-- start --
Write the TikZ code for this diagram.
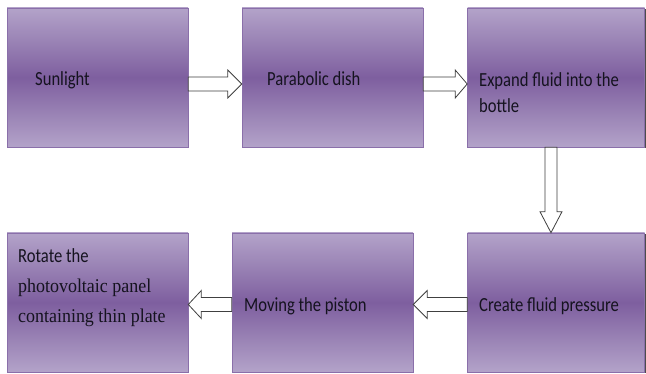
\documentclass[tikz,border=0pt]{standalone}
\usepackage{fontspec}
\setmainfont[FakeStretch=0.83]{Carlito}
\newfontfamily\serifalt[FakeStretch=0.92]{Liberation Serif}
\usetikzlibrary{calc,shadows}
\definecolor{lite}{HTML}{B3A3C9}
\definecolor{deep}{HTML}{7E5F9F}
\definecolor{edge}{HTML}{8A6FAA}
\definecolor{ink}{HTML}{15131F}
\tikzset{
  procbox/.style={draw=edge, line width=0.6pt, top color=lite, bottom color=lite, middle color=deep,
    minimum width=181pt, minimum height=139pt, inner sep=0pt,
    general shadow={fill=black!70, shadow xshift=1.4pt, shadow yshift=-1.4pt}},
  lbl/.style={anchor=base west, inner sep=0pt, text=ink, font=\fontsize{20}{26}\selectfont},
  blk/.style={draw=black!75, line width=0.8pt, fill=white, line join=miter}
}
\begin{document}
\begin{tikzpicture}[x=1pt,y=1pt]
\useasboundingbox[fill=white] (0,0) rectangle (646,374);
% boxes
\node[procbox] (b1) at (97.5,296.5) {};
\node[procbox] (b2) at (332.5,296.5) {};
\node[procbox, minimum width=177pt] (b3) at (556,296.5) {};
\node[procbox] (b4) at (97.5,71.5) {};
\node[procbox] (b5) at (322.5,71.5) {};
\node[procbox, minimum width=177pt] (b6) at (556,71.5) {};
% labels
\node[lbl] (t1) at (35,288) {Sunlight};
\node[lbl] (t2) at (267,288) {Parabolic dish};
\node[lbl, align=left] (t3) at (479,261) {Expand fluid into the\\bottle};
\node[lbl, align=left, font=\fontsize{20}{30}\selectfont] (t4) at (18,51) {Rotate the\\{\serifalt\fontsize{19.5}{30}\selectfont photovoltaic panel}\\{\serifalt\fontsize{19.5}{30}\selectfont containing thin plate}};
\node[lbl] (t5) at (244,62) {Moving the piston};
\node[lbl] (t6) at (479,62) {Create fluid pressure};
% arrows
\draw[blk] let \p1=(b1.east), \p2=(b2.west), \n1={\y1-6.5pt} in
  (\x1,\n1+7pt) -- (\x2-14pt,\n1+7pt) -- (\x2-14pt,\n1+14pt) -- (\x2,\n1)
  -- (\x2-14pt,\n1-14pt) -- (\x2-14pt,\n1-7pt) -- (\x1,\n1-7pt) -- cycle;
\draw[blk] let \p1=(b2.east), \p2=(b3.west), \n1={\y1-6.5pt} in
  (\x1,\n1+7pt) -- (\x2-12pt,\n1+7pt) -- (\x2-12pt,\n1+14pt) -- (\x2,\n1)
  -- (\x2-12pt,\n1-14pt) -- (\x2-12pt,\n1-7pt) -- (\x1,\n1-7pt) -- cycle;
\draw[blk] let \p1=(b3.south), \p2=(b6.north), \n1={\x1-5pt} in
  (\n1-6pt,\y1) -- (\n1-6pt,\y2+21pt) -- (\n1-11pt,\y2+21pt) -- (\n1,\y2)
  -- (\n1+11pt,\y2+21pt) -- (\n1+6pt,\y2+21pt) -- (\n1+6pt,\y1) -- cycle;
\draw[blk] let \p1=(b6.west), \p2=(b5.east), \n1={\y1-2pt} in
  (\x1,\n1+7pt) -- (\x2+14pt,\n1+7pt) -- (\x2+14pt,\n1+14pt) -- (\x2,\n1)
  -- (\x2+14pt,\n1-14pt) -- (\x2+14pt,\n1-7pt) -- (\x1,\n1-7pt) -- cycle;
\draw[blk] let \p1=(b5.west), \p2=(b4.east), \n1={\y1-2pt} in
  (\x1,\n1+7pt) -- (\x2+13pt,\n1+7pt) -- (\x2+13pt,\n1+14pt) -- (\x2,\n1)
  -- (\x2+13pt,\n1-14pt) -- (\x2+13pt,\n1-7pt) -- (\x1,\n1-7pt) -- cycle;
\end{tikzpicture}
\end{document}
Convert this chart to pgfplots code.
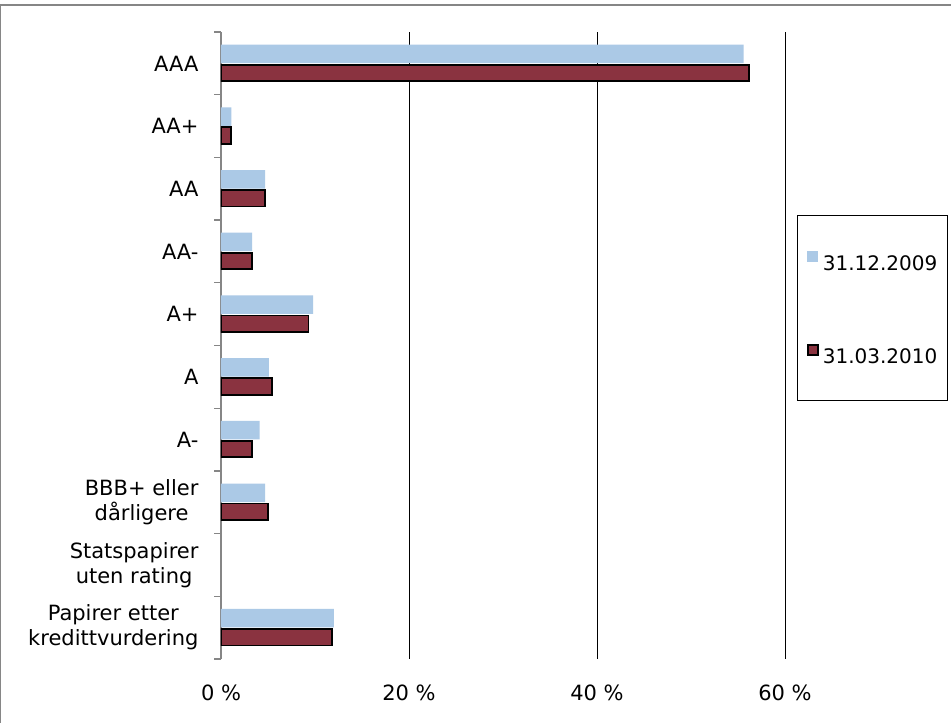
\documentclass[border=0pt]{standalone}
\usepackage{pgfplots}
\pgfplotsset{compat=1.18}
\usepackage{fontspec}
\setmainfont{DejaVu Sans}
\definecolor{lyseblaa}{HTML}{ABC9E6}
\definecolor{vinrod}{HTML}{8A3340}
\definecolor{rammegraa}{HTML}{868686}

\begin{document}
\begin{tikzpicture}
\path[use as bounding box] (0,0) rectangle (951pt,723pt);
\fill[white] (0,0) rectangle (951pt,723pt);
\draw[rammegraa, line width=1.3pt] (0.6pt,0) -- (0.6pt,718pt) -- (951pt,718pt);
\begin{axis}[
	at={(221pt,64pt)}, anchor=south west,
	scale only axis, width=564pt, height=627pt,
	xbar,
	xmin=0, xmax=60,
	ymin=-0.5, ymax=9.5, y dir=reverse,
	axis lines*=left,
	x axis line style={draw=none},
	y axis line style={draw=rammegraa, line width=1.3pt},
	/pgf/number format/assume math mode=true,
	xtick={0,20,40,60},
	xticklabel={\pgfmathprintnumber{\tick}~\%},
	xticklabel style={yshift=-22pt, font=\fontsize{21}{24}\selectfont},
	xmajorgrids,
	major x grid style={black, line width=0.8pt},
	ytick={0,...,9},
	yticklabels={AAA, AA+, AA, AA-, A+, A, A-, {BBB+ eller\\dårligere}, {Statspapirer\\uten rating}, {Papirer etter\\kredittvurdering}},
	yticklabel style={align=center, xshift=-19pt, font=\fontsize{21}{25}\selectfont},
	minor ytick={-0.5,0.5,...,9.5},
	major tick length=0pt,
	minor tick length=7pt,
	minor tick style={rammegraa, line width=1.3pt},
	tick align=outside,
	legend style={at={(1.0213,0.7081)}, anchor=north west, draw=black, line width=0.8pt,
		inner xsep=10pt, inner ysep=36pt, row sep=72pt, column sep=4pt,
		nodes={inner sep=0pt}, font=\fontsize{20}{24}\selectfont},
	legend cell align=left,
]
\addplot[fill=lyseblaa, draw=none, bar width=18.5pt, bar shift=9.5pt,
	legend image code/.code={\fill[lyseblaa] (0pt,1.8pt) rectangle (10.5pt,12.3pt);}]
	coordinates {(55.6,0) (1.1,1) (4.7,2) (3.3,3) (9.8,4) (5.1,5) (4.1,6) (4.7,7) (12.0,9)};
\addlegendentry{31.12.2009}
\addplot[fill=vinrod, draw=black, line width=1.8pt, bar width=16.5pt, bar shift=-9.5pt,
	legend image code/.code={\draw[fill=vinrod, draw=black, line width=1.8pt] (0.9pt,1.2pt) rectangle (10.5pt,11.8pt);}]
	coordinates {(56.2,0) (1.1,1) (4.7,2) (3.3,3) (9.3,4) (5.4,5) (3.3,6) (5.0,7) (11.8,9)};
\addlegendentry{31.03.2010}
\end{axis}
\end{tikzpicture}
\end{document}
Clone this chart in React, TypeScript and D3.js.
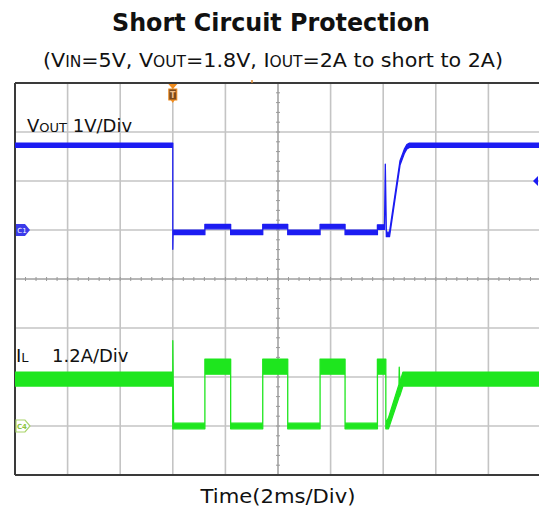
-- end --
Problem description: Except for the pictures, copy every line of the records above exactly.

Written reply:
Write the TikZ code for this diagram.
\documentclass[tikz,border=0pt]{standalone}
\usepackage{fontspec}
\setmainfont[FakeStretch=0.83]{Carlito}
\newfontfamily\serifalt[FakeStretch=0.92]{Liberation Serif}
\usetikzlibrary{calc,shadows}
\definecolor{lite}{HTML}{B3A3C9}
\definecolor{deep}{HTML}{7E5F9F}
\definecolor{edge}{HTML}{8A6FAA}
\definecolor{ink}{HTML}{15131F}
\tikzset{
  procbox/.style={draw=edge, line width=0.6pt, top color=lite, bottom color=lite, middle color=deep,
    minimum width=181pt, minimum height=139pt, inner sep=0pt,
    general shadow={fill=black!70, shadow xshift=1.4pt, shadow yshift=-1.4pt}},
  lbl/.style={anchor=base west, inner sep=0pt, text=ink, font=\fontsize{20}{26}\selectfont},
  blk/.style={draw=black!75, line width=0.8pt, fill=white, line join=miter}
}
\begin{document}
\begin{tikzpicture}[x=1pt,y=1pt]
\useasboundingbox[fill=white] (0,0) rectangle (646,374);
% boxes
\node[procbox] (b1) at (97.5,296.5) {};
\node[procbox] (b2) at (332.5,296.5) {};
\node[procbox, minimum width=177pt] (b3) at (556,296.5) {};
\node[procbox] (b4) at (97.5,71.5) {};
\node[procbox] (b5) at (322.5,71.5) {};
\node[procbox, minimum width=177pt] (b6) at (556,71.5) {};
% labels
\node[lbl] (t1) at (35,288) {Sunlight};
\node[lbl] (t2) at (267,288) {Parabolic dish};
\node[lbl, align=left] (t3) at (479,261) {Expand fluid into the\\bottle};
\node[lbl, align=left, font=\fontsize{20}{30}\selectfont] (t4) at (18,51) {Rotate the\\{\serifalt\fontsize{19.5}{30}\selectfont photovoltaic panel}\\{\serifalt\fontsize{19.5}{30}\selectfont containing thin plate}};
\node[lbl] (t5) at (244,62) {Moving the piston};
\node[lbl] (t6) at (479,62) {Create fluid pressure};
% arrows
\draw[blk] let \p1=(b1.east), \p2=(b2.west), \n1={\y1-6.5pt} in
  (\x1,\n1+7pt) -- (\x2-14pt,\n1+7pt) -- (\x2-14pt,\n1+14pt) -- (\x2,\n1)
  -- (\x2-14pt,\n1-14pt) -- (\x2-14pt,\n1-7pt) -- (\x1,\n1-7pt) -- cycle;
\draw[blk] let \p1=(b2.east), \p2=(b3.west), \n1={\y1-6.5pt} in
  (\x1,\n1+7pt) -- (\x2-12pt,\n1+7pt) -- (\x2-12pt,\n1+14pt) -- (\x2,\n1)
  -- (\x2-12pt,\n1-14pt) -- (\x2-12pt,\n1-7pt) -- (\x1,\n1-7pt) -- cycle;
\draw[blk] let \p1=(b3.south), \p2=(b6.north), \n1={\x1-5pt} in
  (\n1-6pt,\y1) -- (\n1-6pt,\y2+21pt) -- (\n1-11pt,\y2+21pt) -- (\n1,\y2)
  -- (\n1+11pt,\y2+21pt) -- (\n1+6pt,\y2+21pt) -- (\n1+6pt,\y1) -- cycle;
\draw[blk] let \p1=(b6.west), \p2=(b5.east), \n1={\y1-2pt} in
  (\x1,\n1+7pt) -- (\x2+14pt,\n1+7pt) -- (\x2+14pt,\n1+14pt) -- (\x2,\n1)
  -- (\x2+14pt,\n1-14pt) -- (\x2+14pt,\n1-7pt) -- (\x1,\n1-7pt) -- cycle;
\draw[blk] let \p1=(b5.west), \p2=(b4.east), \n1={\y1-2pt} in
  (\x1,\n1+7pt) -- (\x2+13pt,\n1+7pt) -- (\x2+13pt,\n1+14pt) -- (\x2,\n1)
  -- (\x2+13pt,\n1-14pt) -- (\x2+13pt,\n1-7pt) -- (\x1,\n1-7pt) -- cycle;
\end{tikzpicture}
\end{document}
Convert this chart to pgfplots code.
\documentclass[border=0pt]{standalone}
\usepackage{pgfplots}
\pgfplotsset{compat=1.18}
\usepackage{fontspec}
\setmainfont{DejaVu Sans}
\definecolor{lyseblaa}{HTML}{ABC9E6}
\definecolor{vinrod}{HTML}{8A3340}
\definecolor{rammegraa}{HTML}{868686}

\begin{document}
\begin{tikzpicture}
\path[use as bounding box] (0,0) rectangle (951pt,723pt);
\fill[white] (0,0) rectangle (951pt,723pt);
\draw[rammegraa, line width=1.3pt] (0.6pt,0) -- (0.6pt,718pt) -- (951pt,718pt);
\begin{axis}[
	at={(221pt,64pt)}, anchor=south west,
	scale only axis, width=564pt, height=627pt,
	xbar,
	xmin=0, xmax=60,
	ymin=-0.5, ymax=9.5, y dir=reverse,
	axis lines*=left,
	x axis line style={draw=none},
	y axis line style={draw=rammegraa, line width=1.3pt},
	/pgf/number format/assume math mode=true,
	xtick={0,20,40,60},
	xticklabel={\pgfmathprintnumber{\tick}~\%},
	xticklabel style={yshift=-22pt, font=\fontsize{21}{24}\selectfont},
	xmajorgrids,
	major x grid style={black, line width=0.8pt},
	ytick={0,...,9},
	yticklabels={AAA, AA+, AA, AA-, A+, A, A-, {BBB+ eller\\dårligere}, {Statspapirer\\uten rating}, {Papirer etter\\kredittvurdering}},
	yticklabel style={align=center, xshift=-19pt, font=\fontsize{21}{25}\selectfont},
	minor ytick={-0.5,0.5,...,9.5},
	major tick length=0pt,
	minor tick length=7pt,
	minor tick style={rammegraa, line width=1.3pt},
	tick align=outside,
	legend style={at={(1.0213,0.7081)}, anchor=north west, draw=black, line width=0.8pt,
		inner xsep=10pt, inner ysep=36pt, row sep=72pt, column sep=4pt,
		nodes={inner sep=0pt}, font=\fontsize{20}{24}\selectfont},
	legend cell align=left,
]
\addplot[fill=lyseblaa, draw=none, bar width=18.5pt, bar shift=9.5pt,
	legend image code/.code={\fill[lyseblaa] (0pt,1.8pt) rectangle (10.5pt,12.3pt);}]
	coordinates {(55.6,0) (1.1,1) (4.7,2) (3.3,3) (9.8,4) (5.1,5) (4.1,6) (4.7,7) (12.0,9)};
\addlegendentry{31.12.2009}
\addplot[fill=vinrod, draw=black, line width=1.8pt, bar width=16.5pt, bar shift=-9.5pt,
	legend image code/.code={\draw[fill=vinrod, draw=black, line width=1.8pt] (0.9pt,1.2pt) rectangle (10.5pt,11.8pt);}]
	coordinates {(56.2,0) (1.1,1) (4.7,2) (3.3,3) (9.3,4) (5.4,5) (3.3,6) (5.0,7) (11.8,9)};
\addlegendentry{31.03.2010}
\end{axis}
\end{tikzpicture}
\end{document}
Clone this chart in React, TypeScript and D3.js.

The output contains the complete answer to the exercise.